The story shows how communities create monsters when fear becomes unbearable. It shows how violence, superstition, law, religion, and media can combine into a legend. It shows how a man can become more famous as a symbol than as a person.
The Werewolf of Bedburg is frightening not because werewolves are real.
It is frightening because people believed they were.
And belief, in 1589, was enough to kill.
FAQs About the Werewolf of Bedburg
Who was the Werewolf of Bedburg?
The Werewolf of Bedburg was Peter Stumpp, a 16th-century German farmer accused of murder, cannibalism, witchcraft, and transforming into a wolf.
When was Peter Stumpp executed?
Peter Stumpp was executed on October 31, 1589, near Bedburg in the Cologne region.
Was Peter Stumpp really a werewolf?
No. There is no evidence that werewolves are real. Stumpp was accused of being a werewolf in a period when supernatural beliefs influenced criminal trials.

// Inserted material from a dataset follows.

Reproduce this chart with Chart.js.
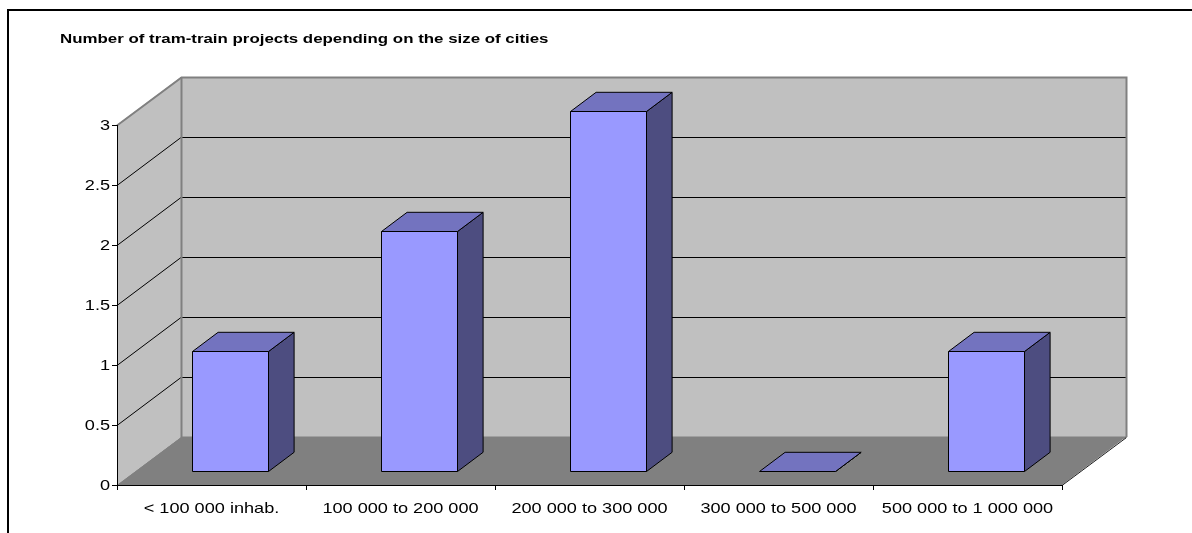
<!DOCTYPE html>
<html>
<head>
<meta charset="utf-8">
<script src="https://cdn.jsdelivr.net/npm/chart.js@4/dist/chart.umd.min.js"></script>
<style>
    html, body { margin: 0; padding: 0; background: #fff; }
    canvas { display: block; }
</style>
</head>
<body>
<canvas id="chart" width="1192" height="533"></canvas>
<script>
// Data
const categories = ['< 100 000 inhab.', '100 000 to 200 000', '200 000 to 300 000', '300 000 to 500 000', '500 000 to 1 000 000'];
const projectCounts = [1, 2, 3, 0, 1];
const yTicks = [0, 0.5, 1, 1.5, 2, 2.5, 3];
const chartTitle = 'Number of tram-train projects depending on the size of cities';

// 3D look
const colors = {
    wall: '#c0c0c0',
    floor: '#808080',
    edge: '#808080',
    grid: '#000000',
    front: '#9999ff',
    top: '#7373bf',
    side: '#4d4d80'
};
const depth = { dx: 64, dy: 48 };      // floor depth, px
const barDepth = [0.29, 0.69];         // bar front/back as share of depth
const textStretch = 1.25;              // the original text is drawn wide
const fontFamily = '"Liberation Sans", Arial, sans-serif';

function poly(ctx, pts, fill, stroke) {
    ctx.beginPath();
    ctx.moveTo(pts[0][0], pts[0][1]);
    for (let i = 1; i < pts.length; i++) ctx.lineTo(pts[i][0], pts[i][1]);
    ctx.closePath();
    if (fill) { ctx.fillStyle = fill; ctx.fill(); }
    if (stroke) { ctx.strokeStyle = stroke; ctx.stroke(); }
}

function line(ctx, pts, color, width) {
    ctx.beginPath();
    ctx.moveTo(pts[0][0], pts[0][1]);
    for (let i = 1; i < pts.length; i++) ctx.lineTo(pts[i][0], pts[i][1]);
    ctx.strokeStyle = color;
    ctx.lineWidth = width || 1;
    ctx.stroke();
}

function wideText(ctx, text, x, y, align, font) {
    ctx.save();
    ctx.font = font;
    ctx.fillStyle = '#000';
    ctx.textAlign = align;
    ctx.textBaseline = 'alphabetic';
    ctx.translate(x, y);
    ctx.scale(textStretch, 1);
    ctx.fillText(text, 0, 0);
    ctx.restore();
}

// Walls, floor and gridlines behind the bars
const wallsPlugin = {
    id: 'walls',
    beforeDraw(chart) {
        const ctx = chart.ctx;
        const area = chart.chartArea;
        const y = chart.scales.y;
        const { dx, dy } = depth;
        const L = area.left, R = area.right;
        const yMax = y.getPixelForValue(y.max), y0 = y.getPixelForValue(0);

        ctx.save();
        // outer frame
        ctx.lineWidth = 2;
        ctx.strokeStyle = '#000';
        ctx.strokeRect(8, 10, 1400, 800);

        ctx.lineWidth = 1;
        // back wall
        poly(ctx, [[L + dx, yMax - dy], [R + dx, yMax - dy], [R + dx, y0 - dy], [L + dx, y0 - dy]], colors.wall);
        // left wall
        poly(ctx, [[L, yMax], [L + dx, yMax - dy], [L + dx, y0 - dy], [L, y0]], colors.wall);
        // floor
        poly(ctx, [[L, y0], [L + dx, y0 - dy], [R + dx, y0 - dy], [R, y0]], colors.floor);

        // gridlines on left and back wall
        y.ticks.forEach(t => {
            if (t.value === 0 || t.value === y.max) return;
            const py = Math.round(y.getPixelForValue(t.value)) + 0.5;
            line(ctx, [[L, py], [L + dx, py - dy], [R + dx, py - dy]], colors.grid);
        });

        // wall edges
        line(ctx, [[L, yMax + 0.5], [L + dx + 0.5, yMax - dy + 0.5], [R + dx + 0.5, yMax - dy + 0.5], [R + dx + 0.5, y0 - dy]], colors.edge, 2);
        line(ctx, [[L + dx + 0.5, yMax - dy], [L + dx + 0.5, y0 - dy + 0.5], [R + dx, y0 - dy + 0.5]], colors.edge, 2);
        line(ctx, [[L, y0 + 0.5], [L + dx + 0.5, y0 - dy + 0.5]], colors.edge, 1);
        line(ctx, [[R, y0 + 0.5], [R + dx + 0.5, y0 - dy + 0.5]], '#202020', 1);
        ctx.restore();
    },
    afterDatasetsDraw(chart) {
        const ctx = chart.ctx;
        const meta = chart.getDatasetMeta(0);
        const { dx, dy } = depth;
        const fx = dx * barDepth[0], fy = dy * barDepth[0];
        const ddx = dx * (barDepth[1] - barDepth[0]), ddy = dy * (barDepth[1] - barDepth[0]);

        ctx.save();
        ctx.lineWidth = 1;
        ctx.lineJoin = 'round';
        meta.data.forEach(bar => {
            const p = bar.getProps(['x', 'y', 'base', 'width'], true);
            const l = Math.round(p.x - p.width / 2 + fx) + 0.5;
            const r = Math.round(p.x + p.width / 2 + fx) + 0.5;
            const t = Math.round(p.y - fy) + 0.5;
            const b = Math.round(p.base - fy) + 0.5;
            poly(ctx, [[r, t], [r + ddx, t - ddy], [r + ddx, b - ddy], [r, b]], colors.side, '#000');
            poly(ctx, [[l, t], [l + ddx, t - ddy], [r + ddx, t - ddy], [r, t]], colors.top, '#000');
            if (b > t) poly(ctx, [[l, t], [r, t], [r, b], [l, b]], colors.front, '#000');
        });
        ctx.restore();
    },
    afterDraw(chart) {
        const ctx = chart.ctx;
        const x = chart.scales.x, y = chart.scales.y;
        const area = chart.chartArea;

        wideText(ctx, chartTitle, 60, 43, 'left', 'bold 13.5px ' + fontFamily);

        y.ticks.forEach(t => {
            const py = y.getPixelForValue(t.value);
            wideText(ctx, String(t.value), area.left - 7, py + 5, 'right', '14.5px ' + fontFamily);
        });
        categories.forEach((c, i) => {
            wideText(ctx, c, x.getPixelForValue(i), area.bottom + 28, 'center', '14.5px ' + fontFamily);
        });
    }
};

const ctx = document.getElementById('chart').getContext('2d');
const chart = new Chart(ctx, {
    type: 'bar',
    data: {
        labels: categories,
        datasets: [{
            label: 'Projects',
            data: projectCounts,
            backgroundColor: 'rgba(0,0,0,0)',
            borderWidth: 0,
            categoryPercentage: 1,
            barPercentage: 0.4
        }]
    },
    options: {
        responsive: false,
        animation: false,
        devicePixelRatio: 1,
        layout: { padding: { left: 0, top: 125, right: 130, bottom: 0 } },
        scales: {
            x: {
                offset: true,
                grid: { offset: true, drawOnChartArea: false, drawTicks: true, tickLength: 5, color: '#000' },
                border: { display: true, color: '#000', width: 1 },
                ticks: { display: false },
                afterFit(scale) { scale.height = 48; }
            },
            y: {
                min: 0,
                max: 3,
                afterBuildTicks(scale) { scale.ticks = yTicks.map(v => ({ value: v })); },
                grid: { drawOnChartArea: false, drawTicks: true, tickLength: 5, color: '#000' },
                border: { display: true, color: '#000', width: 1 },
                ticks: { display: false },
                afterFit(scale) { scale.width = 117; }
            }
        },
        plugins: {
            legend: { display: false },
            tooltip: { enabled: false },
            title: { display: false }
        }
    },
    plugins: [wallsPlugin]
});
</script>
</body>
</html>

Why was Peter Stumpp accused of being a werewolf?
He was accused of making a pact with the Devil and using a magical belt to transform into a wolf. These claims came from confession material and sensational pamphlet accounts.
Did Peter Stumpp confess?
Yes, but his confession was obtained under torture or threat of torture, making it unreliable by modern standards.
What crimes was Peter Stumpp accused of?
He was accused of multiple murders, attacks on livestock, cannibalism, incest, sorcery, and lycanthropy.
What was the magical belt in the story?
The magical belt was supposedly given to Stumpp by the Devil and allowed him to transform into a wolf. No such belt was ever found.
Are there official court records from the trial?
No complete trial records or interrogation transcripts are known to survive. Much of the story comes from pamphlets and printed accounts.
Why is the Werewolf of Bedburg famous?
The case became famous because printed pamphlets spread the story across Europe, turning a local execution into one of history’s most infamous werewolf legends.
Was Peter Stumpp guilty?
It is impossible to know with certainty. He may have been guilty of some crimes, but the surviving evidence is too unreliable to separate historical fact from torture, folklore, and propaganda.